Since the 2018 Farm Bill was passed this past December including language that legalized the sale and production of hemp, the hemp industry has exploded across the United States. Hemp is a non-psychoactive relative of the cannabis plant, meaning it cannot get you high because it does not contain enough of the psychoactive cannabinoid tetrahydrocannabinol or THC. Entrepreneurs have been developing cannabis cream for arthritis, chronic pain, and many other conditions, as well as edibles infused with CBD and products meant to be inhaled through vaporizing devices. All of this demand for CBD creates a new niche in the market for many farmers.
North Carolina and hemp
North Carolina is an excellent example of how farmers are capitalizing on the hemp industry. It has been legal to grow hemp in North Carolina since 2014 when the 2014 Farm Bill was passed. This is beneficial to many farmers in North Carolina who used to grow tobacco, as the tobacco industry is declining in America, and the demand for tobacco plants is shrinking.
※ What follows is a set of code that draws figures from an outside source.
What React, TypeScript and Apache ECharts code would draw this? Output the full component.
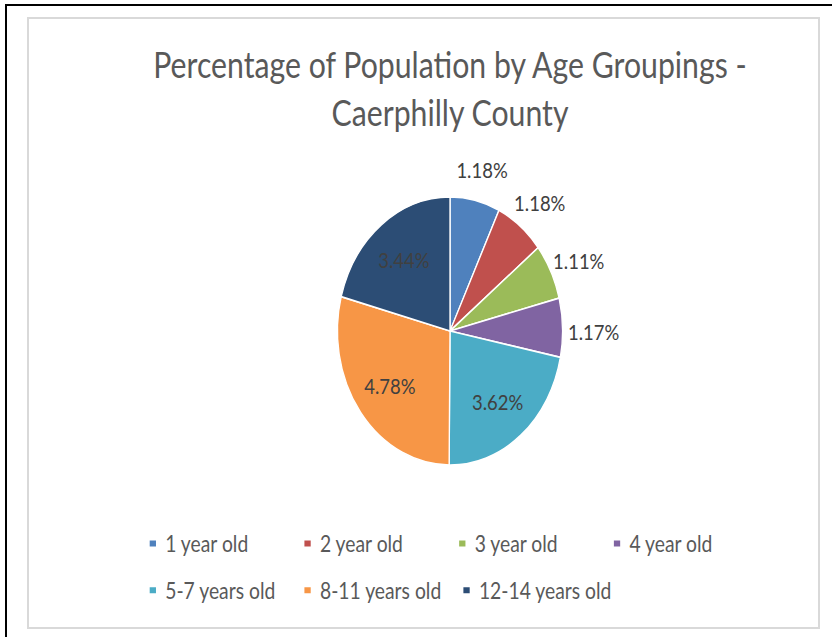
import React, { useEffect, useRef } from "react";
import * as echarts from "echarts";

const categories = [
  "1 year old",
  "2 year old",
  "3 year old",
  "4 year old",
  "5-7 years old",
  "8-11 years old",
  "12-14 years old",
];
const percentages = [1.18, 1.18, 1.11, 1.17, 3.62, 4.78, 3.44];
const sliceColors = ["#4F81BD", "#C0504D", "#9BBB59", "#8064A2", "#4BACC6", "#F79646", "#2C4D75"];
const titleLines = ["Percentage of Population by Age Groupings -", "Caerphilly County"];

const SX = 0.84; // the reference is horizontally condensed
const W = 832;
const H = 637;
const CW = W / SX;
const CX = 450 / SX;
const CY = 331;
const FONT = "Lato, 'Open Sans', sans-serif";

export default function App() {
  const ref = useRef<HTMLDivElement>(null);

  useEffect(() => {
    if (!ref.current) return;
    const chart = echarts.init(ref.current, undefined, { renderer: "svg", width: CW, height: H });
    const fmt = (p: any) => `${Number(p.value).toFixed(2)}%`;
    const labelBase = {
      position: "inside",
      formatter: fmt,
      color: "#404040",
      fontFamily: FONT,
      fontSize: 22,
    };
    chart.setOption({
      animation: false,
      backgroundColor: "transparent",
      graphic: titleLines.map((t, i) => ({
        type: "text",
        x: CX,
        y: 64 + i * 47.5,
        silent: true,
        style: {
          text: t,
          fill: "#595959",
          font: `36px ${FONT}`,
          textAlign: "center",
          textVerticalAlign: "middle",
        },
      })),
      legend: {
        data: categories,
        orient: "horizontal",
        left: 176.2,
        top: 532,
        width: 730,
        padding: 0,
        itemWidth: 9.5,
        itemHeight: 8,
        itemGap: 23.7,
        icon: "rect",
        selectedMode: false,
        textStyle: {
          fontFamily: FONT,
          fontSize: 23,
          color: "#595959",
          width: 140,
          lineHeight: 22,
          padding: [0, 0, 0, 5],
        },
      },
      series: [
        {
          name: "main",
          type: "pie",
          center: [CX, CY],
          radius: 134,
          startAngle: 90,
          clockwise: true,
          emphasis: { disabled: true },
          itemStyle: { borderColor: "#ffffff", borderWidth: 1.6 },
          label: { show: false },
          labelLine: { show: false },
          data: categories.map((c, i) => ({
            name: c,
            value: percentages[i],
            itemStyle: { color: sliceColors[i] },
          })),
        },
        {
          name: "outerLabels",
          type: "pie",
          center: [CX, CY],
          radius: [152, 184],
          startAngle: 90,
          clockwise: true,
          silent: true,
          legendHoverLink: false,
          emphasis: { disabled: true },
          itemStyle: { color: "rgba(0,0,0,0)", borderWidth: 0 },
          labelLine: { show: false },
          data: categories.map((c, i) => ({
            name: c,
            value: percentages[i],
            label: { ...labelBase, offset: [0, 5], show: percentages[i] < 2 },
          })),
        },
        {
          name: "innerLabels",
          type: "pie",
          center: [CX, CY],
          radius: [0, 174],
          startAngle: 90,
          clockwise: true,
          silent: true,
          legendHoverLink: false,
          emphasis: { disabled: true },
          itemStyle: { color: "rgba(0,0,0,0)", borderWidth: 0 },
          labelLine: { show: false },
          data: categories.map((c, i) => ({
            name: c,
            value: percentages[i],
            label: { ...labelBase, show: percentages[i] >= 2 },
          })),
        },
      ],
    });
    return () => chart.dispose();
  }, []);

  return (
    <div style={{ position: "fixed", left: 0, top: 0, width: W, height: H, overflow: "hidden", background: "#fff" }}>
      <div style={{ position: "absolute", left: 5, top: 4, width: W - 5, height: 2, background: "#000" }} />
      <div style={{ position: "absolute", left: 5, top: 4, width: 2, height: H - 4, background: "#000" }} />
      <div
        style={{
          position: "absolute",
          left: 27,
          top: 17,
          width: 793,
          height: 612,
          boxSizing: "border-box",
          border: "2px solid #d9d9d9",
        }}
      />
      <div
        ref={ref}
        style={{
          position: "absolute",
          left: 0,
          top: 0,
          width: CW,
          height: H,
          transform: `scaleX(${SX})`,
          transformOrigin: "0 0",
        }}
      />
    </div>
  );
}
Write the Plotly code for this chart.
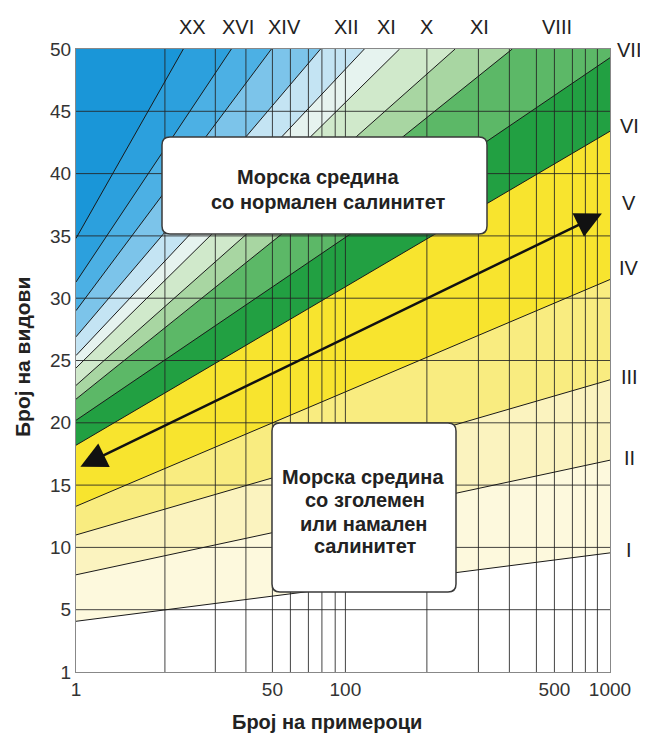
import plotly.graph_objects as go

# ---------------- data ----------------
# x axis is a warped (hand-drawn) scale: positions are 0..100 across the plot
X_GRID = [16.65, 26.09, 31.82, 36.78, 40.15, 43.52, 46.05, 48.54, 50.45,
          65.71, 75.36, 81.16, 86.22, 89.59, 92.96, 95.39, 97.64]
X_TICK_POS = [0, 36.78, 50.45, 89.59, 100]
X_TICK_TEXT = ["1", "50", "100", "500", "1000"]

Y_TICK_POS = [0, 5, 10, 15, 20, 25, 30, 35, 40, 45, 50]
Y_TICK_TEXT = ["1", "5", "10", "15", "20", "25", "30", "35", "40", "45", "50"]
Y_GRID = [5, 10, 15, 20, 25, 30, 35, 40, 45]

# iso-lines (XX ... VIII, VII, VI, IV, III, II, I): value at left edge and end point
LINE_START_Y = [34.8, 31.3, 29.0, 26.9, 25.4, 24.4, 23.0, 21.9, 20.2, 18.2, 13.3, 11.0, 7.8, 4.07]
LINE_END_X   = [20.1, 29.1, 36.6, 45.8, 54.0, 60.6, 71.0, 81.7, 100, 100, 100, 100, 100, 100]
LINE_END_Y   = [50, 50, 50, 50, 50, 50, 50, 50, 49.3, 43.4, 31.5, 23.45, 17.0, 9.56]
TOP_COLOR = "#1a96d8"
# colour of the band just below each iso-line
BAND_COLORS = ["#2ca0dd", "#4cb0e4", "#7cc4ea", "#c4e4f3", "#e6f3ef", "#d0e9cb",
               "#a8d6a2", "#5cb867", "#22a042",
               "#f8e42e", "#f9ec80", "#fbf3bf", "#fdf9dd", "#ffffff"]

TOP_LABELS = ["XX", "XVI", "XIV", "XII", "XI", "X", "XI", "VIII"]
RIGHT_LABELS = ["VII", "VI", "V", "IV", "III", "II", "I"]

ARROW_START = (0.82, 16.48)
ARROW_END = (98.76, 36.85)

BOX1_LINES = ["Морска средина", "со нормален салинитет"]
BOX2_LINES = ["Морска средина", "со зголемен", "или намален", "салинитет"]
X_TITLE = "Број на примероци"
Y_TITLE = "Број на видови"

# ---------------- layout helpers ----------------
FONT = "Liberation Sans, Arial, sans-serif"
OFF = 8                                    # page body margin
PL, PR, PT, PB = 76, 610, 49, 672          # plot area in page pixels
def px_to_x(px):
    return (px - PL) / (PR - PL) * 100
def px_to_y(py):
    return (PB - py) / (PB - PT) * 50
def pxp(px):
    return (px - PL) / (PR - PL)
def pyp(py):
    return (PB - py) / (PB - PT)

TOP_LABEL_PX = [192, 238, 284, 346, 386, 426, 479, 557]
RIGHT_LABEL_PY = [50, 126, 203, 268, 377, 458, 550]
BOX1_LINE_POS = [(318, 177), (328, 202)]
BOX2_LINE_POS = [(363, 477), (365, 500), (363, 524), (365, 546)]

fig = go.Figure()

# band fills: paint region below each iso-line, from steepest to flattest
for k, (ys, xe, ye) in enumerate(zip(LINE_START_Y, LINE_END_X, LINE_END_Y)):
    if xe < 100:
        xs = [0, xe, 100, 100, 0, 0]
        yy = [ys, 50, 50, 0, 0, ys]
    else:
        xs = [0, 100, 100, 0, 0]
        yy = [ys, ye, 0, 0, ys]
    fig.add_trace(go.Scatter(x=xs, y=yy, fill="toself", fillcolor=BAND_COLORS[k],
                             mode="none", hoverinfo="skip", showlegend=False))

# grid lines (drawn over the colour bands)
gx, gy = [], []
for v in X_GRID:
    gx += [v, v, None]
    gy += [0, 50, None]
for v in Y_GRID:
    gx += [0, 100, None]
    gy += [v, v, None]
fig.add_trace(go.Scatter(x=gx, y=gy, mode="lines",
                         line=dict(color="rgba(35,35,35,0.85)", width=1),
                         hoverinfo="skip", showlegend=False))

# iso-lines
lx, ly = [], []
for ys, xe, ye in zip(LINE_START_Y, LINE_END_X, LINE_END_Y):
    lx += [0, xe, None]
    ly += [ys, ye, None]
fig.add_trace(go.Scatter(x=lx, y=ly, mode="lines",
                         line=dict(color="#1a1a1a", width=1),
                         hoverinfo="skip", showlegend=False))

def rounded_rect(x0, y0, x1, y1, rpx=8):
    rx = rpx / (PR - PL) * 100
    ry = rpx / (PB - PT) * 50
    return (f"M{x0+rx},{y0} L{x1-rx},{y0} Q{x1},{y0} {x1},{y0+ry} "
            f"L{x1},{y1-ry} Q{x1},{y1} {x1-rx},{y1} L{x0+rx},{y1} "
            f"Q{x0},{y1} {x0},{y1-ry} L{x0},{y0+ry} Q{x0},{y0} {x0+rx},{y0} Z")

shapes = [
    dict(type="path", xref="x", yref="y", layer="above",
         path=rounded_rect(px_to_x(162), px_to_y(234), px_to_x(487), px_to_y(137)),
         fillcolor="white", line=dict(color="#3a3a3a", width=1.5)),
    dict(type="path", xref="x", yref="y", layer="above",
         path=rounded_rect(px_to_x(272), px_to_y(592), px_to_x(456), px_to_y(423)),
         fillcolor="white", line=dict(color="#3a3a3a", width=1.5)),
]

def label(px, py, text, size, **kw):
    d = dict(x=pxp(px), y=pyp(py), xref="paper", yref="paper", text=text,
             showarrow=False, xanchor="center", yanchor="middle",
             font=dict(family=FONT, size=size, color="#222"))
    d.update(kw)
    return d

annotations = [
    dict(x=ARROW_START[0], y=ARROW_START[1], ax=ARROW_END[0], ay=ARROW_END[1],
         xref="x", yref="y", axref="x", ayref="y", text="", showarrow=True,
         arrowside="end+start", arrowhead=2, startarrowhead=2,
         arrowsize=2.1, startarrowsize=2.1, arrowwidth=2.5, arrowcolor="#111"),
    label(22, 357, f"<b>{Y_TITLE}</b>", 21, textangle=-90),
    label(327, 722, f"<b>{X_TITLE}</b>", 20),
]
for t, (px, py) in zip(BOX1_LINES, BOX1_LINE_POS):
    annotations.append(label(px, py, f"<b>{t}</b>", 20))
for t, (px, py) in zip(BOX2_LINES, BOX2_LINE_POS):
    annotations.append(label(px, py, f"<b>{t}</b>", 20))
for lab, p in zip(TOP_LABELS, TOP_LABEL_PX):
    annotations.append(label(p, 27, lab, 20))
for lab, p in zip(RIGHT_LABELS, RIGHT_LABEL_PY):
    annotations.append(label(629, p, lab, 20))

W, H = 648 - OFF, 738 - OFF
fig.update_layout(
    width=W, height=H,
    margin=dict(l=PL - OFF, r=648 - PR, t=PT - OFF, b=738 - PB, pad=0),
    paper_bgcolor="white", plot_bgcolor=TOP_COLOR,
    shapes=shapes, annotations=annotations,
    showlegend=False,
    xaxis=dict(range=[0, 100], tickvals=X_TICK_POS, ticktext=X_TICK_TEXT,
               showgrid=False, zeroline=False, showline=True, mirror=True,
               linecolor="#888", linewidth=1, ticks="",
               tickfont=dict(family=FONT, size=19, color="#333")),
    yaxis=dict(range=[0, 50], tickvals=Y_TICK_POS, ticktext=Y_TICK_TEXT,
               showgrid=False, zeroline=False, showline=True, mirror=True,
               linecolor="#888", linewidth=1, ticks="",
               tickfont=dict(family=FONT, size=19, color="#333")),
)

fig.write_html("out.html")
With the amount of hemp currently being grown in North Carolina, it is poised to become a leader in the hemp industry and will most likely attempt to set standards for cultivation, production, and extraction.
The hemp economy
As dairy and tobacco demand declines, and climate change affects many elements of agriculture, a new sustainable domestic crop is needed in America. Many farmers will attest that it takes a couple of years of cultivation to reap a good hemp crop, but they also note that even a mediocre hemp crop will be more profitable to them than a successful tobacco crop.
The hemp advocacy group Vote Hemp reported in 2017 that over 23,000 acres in the United States were devoted to growing hemp plants. In 2018, that number skyrocketed to over 77,000. As hemp cultivation increases across the country, imports of hemp from countries like China and Canada have decreased as well, meaning the United States is becoming more self-reliant in terms of hemp.
FDA and regulation
The Food and Drug Administration still has not released concrete guidelines for how it will be regulating hemp and hemp products given this new boom in the industry. However, they did approve the first CBD, or cannabidiol-based, medication for the cessation of seizures. For many CBD and hemp advocates, this drug, called Epidiolex, is representative of a shift in mindset for many Americans and bureaucratic agencies.
Experts report that the CBD market could increase to $20 billion by the year 2022, so once the FDA releases their regulatory stance on these products, it will be intriguing to see where the market moves and how that will affect farmers.
CBD to THC
Currently, while the non-psychoactive CBD is federally legal in all 50 states, THC, the psychoactive component of the cannabis plant, is only legal at the state level in specific states. As more states move to decriminalize and legalize cannabis and cannabis products, the legal cannabis economy will expand as well.
Hemp farmers who are starting to cultivate large amounts of hemp are hedging their bets, knowing that it is a simple fix to essentially switch the sexes of the hemp plants they are currently growing for them to produce higher levels of THC. Currently, however, it is not legal to grow THC-producing cannabis plants in states that are at the forefront of the CBD boom, like N0rth Carolina, so these farmers will have to wait until the tide turns towards legalization in their home states to avoid trouble with the law.